■ **TASK OBJECTIVE**
Look at the data below and print exactly the lines from its first line through the line with "(Krb) at (678,214)"; the pictures stay out of the copy.

-- start PROVIDED MATERIAL --

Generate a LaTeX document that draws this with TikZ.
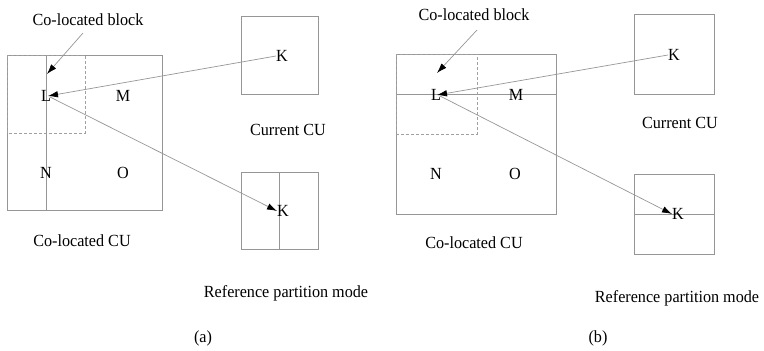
\documentclass[tikz,border=0pt]{standalone}
\usepackage{fontspec}
\setmainfont{Liberation Serif}[FakeStretch=0.95]
\usetikzlibrary{arrows.meta}
\definecolor{linegray}{RGB}{150,150,150}
\definecolor{dashgray}{RGB}{160,160,160}
\begin{document}
\begin{tikzpicture}[x=1pt,y=-1pt,
  every node/.style={font=\fontsize{17}{20}\selectfont, inner sep=0pt},
  box/.style={draw=linegray, line width=0.8pt},
  dashbox/.style={draw=dashgray, line width=0.8pt, dash pattern=on 3pt off 2pt},
  conn/.style={draw=linegray, line width=0.7pt, -{Latex[length=10pt,width=6.5pt,color=black]}},
  lbl/.style={anchor=center}]
\useasboundingbox (0,0) rectangle (764,351);

% ---------- panel (a) ----------
\draw[box] (7,55) rectangle (162,210);
\draw[box] (46,55) -- (46,210);
\draw[dashbox] (7,55) rectangle (85,133);
\node[lbl] (La) at (46,96) {L};
\node[lbl] (Ma) at (123,96) {M};
\node[lbl] (Na) at (46,173) {N};
\node[lbl] (Oa) at (123,173) {O};
\node[lbl] (cba) at (88,20) {Co-located block};
\coordinate (cbsa) at (83,33);
\coordinate (cbea) at (47,74);
\draw[conn] (cbsa) -- (cbea);

\draw[box] (241,16) rectangle (318,94);
\node[lbl] (Kca) at (282,56) {K};
\node[lbl] (cca) at (288,130) {Current CU};

\draw[box] (241,172) rectangle (318,249);
\draw[box] (279,172) -- (279,249);
\node[lbl] (Kra) at (283,211) {K};

\coordinate (Lea) at (48,96);
\coordinate (Lsa) at (50,97);
\draw[conn] (Kca.west) -- (Lea);
\draw[conn] (Lsa) -- (Kra.west);

\node[lbl] (cola) at (82,241) {Co-located CU};
\node[lbl] (rpa) at (286,293) {Reference partition mode};
\node[lbl] (capa) at (203,338) {(a)};

% ---------- panel (b) ----------
\draw[box] (396,54) rectangle (556,214);
\draw[box] (396,94) -- (556,94);
\draw[dashbox] (396,54) rectangle (477,134);
\node[lbl] (Lb) at (436,95) {L};
\node[lbl] (Mb) at (516,95) {M};
\node[lbl] (Nb) at (436,174) {N};
\node[lbl] (Ob) at (515,174) {O};
\node[lbl] (cbb) at (474,15) {Co-located block};
\coordinate (cbsb) at (477,30);
\coordinate (cbeb) at (437,73);
\draw[conn] (cbsb) -- (cbeb);

\draw[box] (634,14) rectangle (714,94);
\node[lbl] (Kcb) at (674,55) {K};
\node[lbl] (ccb) at (680,123) {Current CU};

\draw[box] (634,174) rectangle (714,254);
\draw[box] (634,214) -- (714,214);
\node[lbl] (Krb) at (678,214) {K};

\coordinate (Leb) at (437,95);
\coordinate (Lsb) at (440,96);
\draw[conn] (Kcb.west) -- (Leb);
\draw[conn] (Lsb) -- (Krb.west);

\node[lbl] (colb) at (474,243) {Co-located CU};
\node[lbl] (rpb) at (677,298) {Reference partition mode};
\node[lbl] (capb) at (598,338) {(b)};
\end{tikzpicture}
\end{document}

-- end PROVIDED MATERIAL --

■ **OUTPUT OF THE TASK**
Generate a LaTeX document that draws this with TikZ.
\documentclass[tikz,border=0pt]{standalone}
\usepackage{fontspec}
\setmainfont{Liberation Serif}[FakeStretch=0.95]
\usetikzlibrary{arrows.meta}
\definecolor{linegray}{RGB}{150,150,150}
\definecolor{dashgray}{RGB}{160,160,160}
\begin{document}
\begin{tikzpicture}[x=1pt,y=-1pt,
  every node/.style={font=\fontsize{17}{20}\selectfont, inner sep=0pt},
  box/.style={draw=linegray, line width=0.8pt},
  dashbox/.style={draw=dashgray, line width=0.8pt, dash pattern=on 3pt off 2pt},
  conn/.style={draw=linegray, line width=0.7pt, -{Latex[length=10pt,width=6.5pt,color=black]}},
  lbl/.style={anchor=center}]
\useasboundingbox (0,0) rectangle (764,351);

% ---------- panel (a) ----------
\draw[box] (7,55) rectangle (162,210);
\draw[box] (46,55) -- (46,210);
\draw[dashbox] (7,55) rectangle (85,133);
\node[lbl] (La) at (46,96) {L};
\node[lbl] (Ma) at (123,96) {M};
\node[lbl] (Na) at (46,173) {N};
\node[lbl] (Oa) at (123,173) {O};
\node[lbl] (cba) at (88,20) {Co-located block};
\coordinate (cbsa) at (83,33);
\coordinate (cbea) at (47,74);
\draw[conn] (cbsa) -- (cbea);

\draw[box] (241,16) rectangle (318,94);
\node[lbl] (Kca) at (282,56) {K};
\node[lbl] (cca) at (288,130) {Current CU};

\draw[box] (241,172) rectangle (318,249);
\draw[box] (279,172) -- (279,249);
\node[lbl] (Kra) at (283,211) {K};

\coordinate (Lea) at (48,96);
\coordinate (Lsa) at (50,97);
\draw[conn] (Kca.west) -- (Lea);
\draw[conn] (Lsa) -- (Kra.west);

\node[lbl] (cola) at (82,241) {Co-located CU};
\node[lbl] (rpa) at (286,293) {Reference partition mode};
\node[lbl] (capa) at (203,338) {(a)};

% ---------- panel (b) ----------
\draw[box] (396,54) rectangle (556,214);
\draw[box] (396,94) -- (556,94);
\draw[dashbox] (396,54) rectangle (477,134);
\node[lbl] (Lb) at (436,95) {L};
\node[lbl] (Mb) at (516,95) {M};
\node[lbl] (Nb) at (436,174) {N};
\node[lbl] (Ob) at (515,174) {O};
\node[lbl] (cbb) at (474,15) {Co-located block};
\coordinate (cbsb) at (477,30);
\coordinate (cbeb) at (437,73);
\draw[conn] (cbsb) -- (cbeb);

\draw[box] (634,14) rectangle (714,94);
\node[lbl] (Kcb) at (674,55) {K};
\node[lbl] (ccb) at (680,123) {Current CU};

\draw[box] (634,174) rectangle (714,254);
\draw[box] (634,214) -- (714,214);
\node[lbl] (Krb) at (678,214) {K};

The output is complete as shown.